**DO THIS:**
Transcribe the material exactly. Images do not belong in the copy.

**GIVEN DATA:**
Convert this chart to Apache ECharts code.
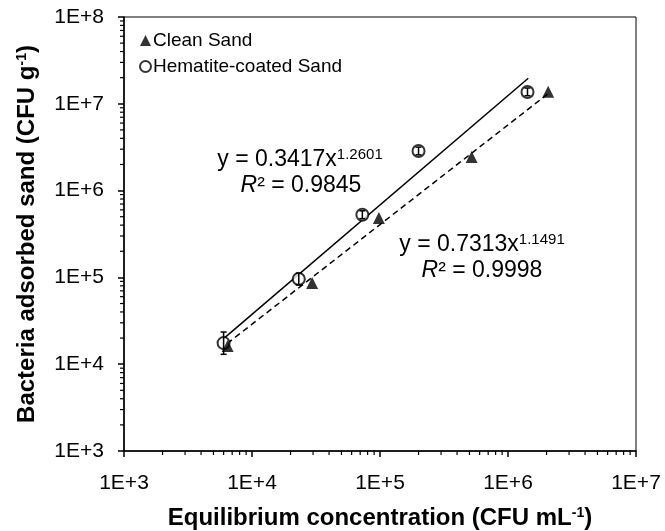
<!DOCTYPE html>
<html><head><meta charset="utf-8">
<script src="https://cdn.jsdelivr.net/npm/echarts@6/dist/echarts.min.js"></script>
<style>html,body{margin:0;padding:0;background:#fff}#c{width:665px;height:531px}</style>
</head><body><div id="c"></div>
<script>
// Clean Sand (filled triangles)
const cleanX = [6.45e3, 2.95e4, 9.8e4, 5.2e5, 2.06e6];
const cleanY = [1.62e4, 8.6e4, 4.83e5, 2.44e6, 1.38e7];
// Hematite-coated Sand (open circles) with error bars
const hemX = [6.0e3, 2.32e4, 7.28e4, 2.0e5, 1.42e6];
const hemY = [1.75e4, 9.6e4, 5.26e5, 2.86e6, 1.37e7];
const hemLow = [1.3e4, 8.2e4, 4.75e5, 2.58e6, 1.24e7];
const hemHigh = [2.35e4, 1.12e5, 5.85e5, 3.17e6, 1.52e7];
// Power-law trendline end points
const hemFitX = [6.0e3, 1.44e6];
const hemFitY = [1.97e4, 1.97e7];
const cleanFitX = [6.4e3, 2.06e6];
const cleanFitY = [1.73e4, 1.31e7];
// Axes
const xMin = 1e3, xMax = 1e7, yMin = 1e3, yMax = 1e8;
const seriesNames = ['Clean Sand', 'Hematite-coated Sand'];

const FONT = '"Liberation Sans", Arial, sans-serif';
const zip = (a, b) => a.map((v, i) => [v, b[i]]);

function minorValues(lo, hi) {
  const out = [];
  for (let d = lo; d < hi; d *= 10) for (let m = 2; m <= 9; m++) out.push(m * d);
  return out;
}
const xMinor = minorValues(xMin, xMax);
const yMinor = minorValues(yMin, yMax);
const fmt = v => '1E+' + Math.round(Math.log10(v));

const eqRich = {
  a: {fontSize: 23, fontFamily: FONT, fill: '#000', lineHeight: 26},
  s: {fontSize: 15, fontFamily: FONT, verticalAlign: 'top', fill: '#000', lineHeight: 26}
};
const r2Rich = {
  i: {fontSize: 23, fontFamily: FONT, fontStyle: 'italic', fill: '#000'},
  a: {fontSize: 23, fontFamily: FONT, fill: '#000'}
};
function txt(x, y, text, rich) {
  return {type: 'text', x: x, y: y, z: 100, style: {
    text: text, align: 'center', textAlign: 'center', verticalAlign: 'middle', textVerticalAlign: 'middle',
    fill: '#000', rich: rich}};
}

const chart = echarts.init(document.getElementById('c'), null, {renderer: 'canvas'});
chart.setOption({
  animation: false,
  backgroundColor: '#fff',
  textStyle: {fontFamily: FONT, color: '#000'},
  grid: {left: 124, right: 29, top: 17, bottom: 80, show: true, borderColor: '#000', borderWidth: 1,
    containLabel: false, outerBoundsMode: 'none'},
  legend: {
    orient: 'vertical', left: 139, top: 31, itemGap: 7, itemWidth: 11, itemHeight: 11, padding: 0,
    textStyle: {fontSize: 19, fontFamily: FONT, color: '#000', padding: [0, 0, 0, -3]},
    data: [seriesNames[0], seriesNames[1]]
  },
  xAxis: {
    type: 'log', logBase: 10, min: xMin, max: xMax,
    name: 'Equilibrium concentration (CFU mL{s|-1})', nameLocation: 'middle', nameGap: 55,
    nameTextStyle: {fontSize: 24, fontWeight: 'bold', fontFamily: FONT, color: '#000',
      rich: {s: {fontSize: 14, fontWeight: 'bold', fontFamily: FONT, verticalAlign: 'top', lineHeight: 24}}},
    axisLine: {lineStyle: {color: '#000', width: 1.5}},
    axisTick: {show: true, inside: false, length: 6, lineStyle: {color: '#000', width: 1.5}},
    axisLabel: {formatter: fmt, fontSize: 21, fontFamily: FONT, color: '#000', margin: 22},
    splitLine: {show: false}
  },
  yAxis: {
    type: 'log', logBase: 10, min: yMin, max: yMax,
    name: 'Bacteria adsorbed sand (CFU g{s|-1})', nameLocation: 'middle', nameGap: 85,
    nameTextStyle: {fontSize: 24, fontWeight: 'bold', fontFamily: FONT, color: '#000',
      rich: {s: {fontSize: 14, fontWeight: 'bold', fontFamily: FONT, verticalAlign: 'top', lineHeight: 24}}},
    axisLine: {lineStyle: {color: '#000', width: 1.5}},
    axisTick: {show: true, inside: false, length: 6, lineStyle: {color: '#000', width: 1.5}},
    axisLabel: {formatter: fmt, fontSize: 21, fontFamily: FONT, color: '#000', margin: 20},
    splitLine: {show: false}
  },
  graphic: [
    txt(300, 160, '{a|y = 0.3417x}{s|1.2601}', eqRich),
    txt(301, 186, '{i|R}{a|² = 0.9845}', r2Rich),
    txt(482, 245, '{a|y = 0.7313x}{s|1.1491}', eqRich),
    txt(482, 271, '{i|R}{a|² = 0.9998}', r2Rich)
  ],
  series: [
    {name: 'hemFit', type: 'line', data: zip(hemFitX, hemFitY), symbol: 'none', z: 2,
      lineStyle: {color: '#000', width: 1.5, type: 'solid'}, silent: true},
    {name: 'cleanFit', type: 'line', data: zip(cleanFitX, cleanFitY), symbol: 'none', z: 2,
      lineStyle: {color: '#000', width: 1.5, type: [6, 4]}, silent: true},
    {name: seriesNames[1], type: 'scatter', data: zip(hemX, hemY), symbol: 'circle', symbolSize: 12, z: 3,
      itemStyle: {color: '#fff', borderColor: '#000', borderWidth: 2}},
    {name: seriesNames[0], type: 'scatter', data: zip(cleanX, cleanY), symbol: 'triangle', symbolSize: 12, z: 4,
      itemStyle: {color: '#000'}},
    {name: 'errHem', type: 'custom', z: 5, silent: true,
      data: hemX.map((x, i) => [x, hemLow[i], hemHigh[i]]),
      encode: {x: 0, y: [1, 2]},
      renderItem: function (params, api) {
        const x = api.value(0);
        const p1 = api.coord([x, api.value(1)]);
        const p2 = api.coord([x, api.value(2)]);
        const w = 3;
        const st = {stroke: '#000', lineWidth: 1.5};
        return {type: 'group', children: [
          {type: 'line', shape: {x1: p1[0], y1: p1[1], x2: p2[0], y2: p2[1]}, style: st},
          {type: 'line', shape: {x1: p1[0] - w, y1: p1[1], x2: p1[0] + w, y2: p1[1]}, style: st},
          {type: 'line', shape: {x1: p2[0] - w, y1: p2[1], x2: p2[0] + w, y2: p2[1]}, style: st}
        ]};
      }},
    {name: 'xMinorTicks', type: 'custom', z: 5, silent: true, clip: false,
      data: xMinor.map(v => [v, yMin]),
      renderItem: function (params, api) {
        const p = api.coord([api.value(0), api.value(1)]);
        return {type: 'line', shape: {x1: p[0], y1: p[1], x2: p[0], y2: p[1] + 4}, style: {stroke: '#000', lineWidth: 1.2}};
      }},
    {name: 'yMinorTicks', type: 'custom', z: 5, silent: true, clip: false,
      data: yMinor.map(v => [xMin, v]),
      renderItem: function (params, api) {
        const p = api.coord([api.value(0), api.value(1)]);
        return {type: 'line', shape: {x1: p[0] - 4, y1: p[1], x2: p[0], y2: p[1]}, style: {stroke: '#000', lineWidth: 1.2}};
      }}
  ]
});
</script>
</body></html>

**IN RESPONSE:**
Convert this chart to Apache ECharts code.
<!DOCTYPE html>
<html><head><meta charset="utf-8">
<script src="https://cdn.jsdelivr.net/npm/echarts@6/dist/echarts.min.js"></script>
<style>html,body{margin:0;padding:0;background:#fff}#c{width:665px;height:531px}</style>
</head><body><div id="c"></div>
<script>
// Clean Sand (filled triangles)
const cleanX = [6.45e3, 2.95e4, 9.8e4, 5.2e5, 2.06e6];
const cleanY = [1.62e4, 8.6e4, 4.83e5, 2.44e6, 1.38e7];
// Hematite-coated Sand (open circles) with error bars
const hemX = [6.0e3, 2.32e4, 7.28e4, 2.0e5, 1.42e6];
const hemY = [1.75e4, 9.6e4, 5.26e5, 2.86e6, 1.37e7];
const hemLow = [1.3e4, 8.2e4, 4.75e5, 2.58e6, 1.24e7];
const hemHigh = [2.35e4, 1.12e5, 5.85e5, 3.17e6, 1.52e7];
// Power-law trendline end points
const hemFitX = [6.0e3, 1.44e6];
const hemFitY = [1.97e4, 1.97e7];
const cleanFitX = [6.4e3, 2.06e6];
const cleanFitY = [1.73e4, 1.31e7];
// Axes
const xMin = 1e3, xMax = 1e7, yMin = 1e3, yMax = 1e8;
const seriesNames = ['Clean Sand', 'Hematite-coated Sand'];

const FONT = '"Liberation Sans", Arial, sans-serif';
const zip = (a, b) => a.map((v, i) => [v, b[i]]);

function minorValues(lo, hi) {
  const out = [];
  for (let d = lo; d < hi; d *= 10) for (let m = 2; m <= 9; m++) out.push(m * d);
  return out;
}
const xMinor = minorValues(xMin, xMax);
const yMinor = minorValues(yMin, yMax);
const fmt = v => '1E+' + Math.round(Math.log10(v));

const eqRich = {
  a: {fontSize: 23, fontFamily: FONT, fill: '#000', lineHeight: 26},
  s: {fontSize: 15, fontFamily: FONT, verticalAlign: 'top', fill: '#000', lineHeight: 26}
};
const r2Rich = {
  i: {fontSize: 23, fontFamily: FONT, fontStyle: 'italic', fill: '#000'},
  a: {fontSize: 23, fontFamily: FONT, fill: '#000'}
};
function txt(x, y, text, rich) {
  return {type: 'text', x: x, y: y, z: 100, style: {
    text: text, align: 'center', textAlign: 'center', verticalAlign: 'middle', textVerticalAlign: 'middle',
    fill: '#000', rich: rich}};
}

const chart = echarts.init(document.getElementById('c'), null, {renderer: 'canvas'});
chart.setOption({
  animation: false,
  backgroundColor: '#fff',
  textStyle: {fontFamily: FONT, color: '#000'},
  grid: {left: 124, right: 29, top: 17, bottom: 80, show: true, borderColor: '#000', borderWidth: 1,
    containLabel: false, outerBoundsMode: 'none'},
  legend: {
    orient: 'vertical', left: 139, top: 31, itemGap: 7, itemWidth: 11, itemHeight: 11, padding: 0,
    textStyle: {fontSize: 19, fontFamily: FONT, color: '#000', padding: [0, 0, 0, -3]},
    data: [seriesNames[0], seriesNames[1]]
  },
  xAxis: {
    type: 'log', logBase: 10, min: xMin, max: xMax,
    name: 'Equilibrium concentration (CFU mL{s|-1})', nameLocation: 'middle', nameGap: 55,
    nameTextStyle: {fontSize: 24, fontWeight: 'bold', fontFamily: FONT, color: '#000',
      rich: {s: {fontSize: 14, fontWeight: 'bold', fontFamily: FONT, verticalAlign: 'top', lineHeight: 24}}},
    axisLine: {lineStyle: {color: '#000', width: 1.5}},
    axisTick: {show: true, inside: false, length: 6, lineStyle: {color: '#000', width: 1.5}},
    axisLabel: {formatter: fmt, fontSize: 21, fontFamily: FONT, color: '#000', margin: 22},
    splitLine: {show: false}
  },
  yAxis: {
    type: 'log', logBase: 10, min: yMin, max: yMax,
    name: 'Bacteria adsorbed sand (CFU g{s|-1})', nameLocation: 'middle', nameGap: 85,
    nameTextStyle: {fontSize: 24, fontWeight: 'bold', fontFamily: FONT, color: '#000',
      rich: {s: {fontSize: 14, fontWeight: 'bold', fontFamily: FONT, verticalAlign: 'top', lineHeight: 24}}},
    axisLine: {lineStyle: {color: '#000', width: 1.5}},
    axisTick: {show: true, inside: false, length: 6, lineStyle: {color: '#000', width: 1.5}},
    axisLabel: {formatter: fmt, fontSize: 21, fontFamily: FONT, color: '#000', margin: 20},
    splitLine: {show: false}
  },
  graphic: [
    txt(300, 160, '{a|y = 0.3417x}{s|1.2601}', eqRich),
    txt(301, 186, '{i|R}{a|² = 0.9845}', r2Rich),
    txt(482, 245, '{a|y = 0.7313x}{s|1.1491}', eqRich),
    txt(482, 271, '{i|R}{a|² = 0.9998}', r2Rich)
  ],
  series: [
    {name: 'hemFit', type: 'line', data: zip(hemFitX, hemFitY), symbol: 'none', z: 2,
      lineStyle: {color: '#000', width: 1.5, type: 'solid'}, silent: true},
    {name: 'cleanFit', type: 'line', data: zip(cleanFitX, cleanFitY), symbol: 'none', z: 2,
      lineStyle: {color: '#000', width: 1.5, type: [6, 4]}, silent: true},
    {name: seriesNames[1], type: 'scatter', data: zip(hemX, hemY), symbol: 'circle', symbolSize: 12, z: 3,
      itemStyle: {color: '#fff', borderColor: '#000', borderWidth: 2}},
    {name: seriesNames[0], type: 'scatter', data: zip(cleanX, cleanY), symbol: 'triangle', symbolSize: 12, z: 4,
      itemStyle: {color: '#000'}},
    {name: 'errHem', type: 'custom', z: 5, silent: true,
      data: hemX.map((x, i) => [x, hemLow[i], hemHigh[i]]),
      encode: {x: 0, y: [1, 2]},
      renderItem: function (params, api) {
        const x = api.value(0);
        const p1 = api.coord([x, api.value(1)]);
        const p2 = api.coord([x, api.value(2)]);
        const w = 3;
        const st = {stroke: '#000', lineWidth: 1.5};
        return {type: 'group', children: [
          {type: 'line', shape: {x1: p1[0], y1: p1[1], x2: p2[0], y2: p2[1]}, style: st},
          {type: 'line', shape: {x1: p1[0] - w, y1: p1[1], x2: p1[0] + w, y2: p1[1]}, style: st},
          {type: 'line', shape: {x1: p2[0] - w, y1: p2[1], x2: p2[0] + w, y2: p2[1]}, style: st}
        ]};
      }},
    {name: 'xMinorTicks', type: 'custom', z: 5, silent: true, clip: false,
      data: xMinor.map(v => [v, yMin]),
      renderItem: function (params, api) {
        const p = api.coord([api.value(0), api.value(1)]);
        return {type: 'line', shape: {x1: p[0], y1: p[1], x2: p[0], y2: p[1] + 4}, style: {stroke: '#000', lineWidth: 1.2}};
      }},
    {name: 'yMinorTicks', type: 'custom', z: 5, silent: true, clip: false,
      data: yMinor.map(v => [xMin, v]),
      renderItem: function (params, api) {
        const p = api.coord([api.value(0), api.value(1)]);
        return {type: 'line', shape: {x1: p[0] - 4, y1: p[1], x2: p[0], y2: p[1]}, style: {stroke: '#000', lineWidth: 1.2}};
      }}
  ]
});
</script>
</body></html>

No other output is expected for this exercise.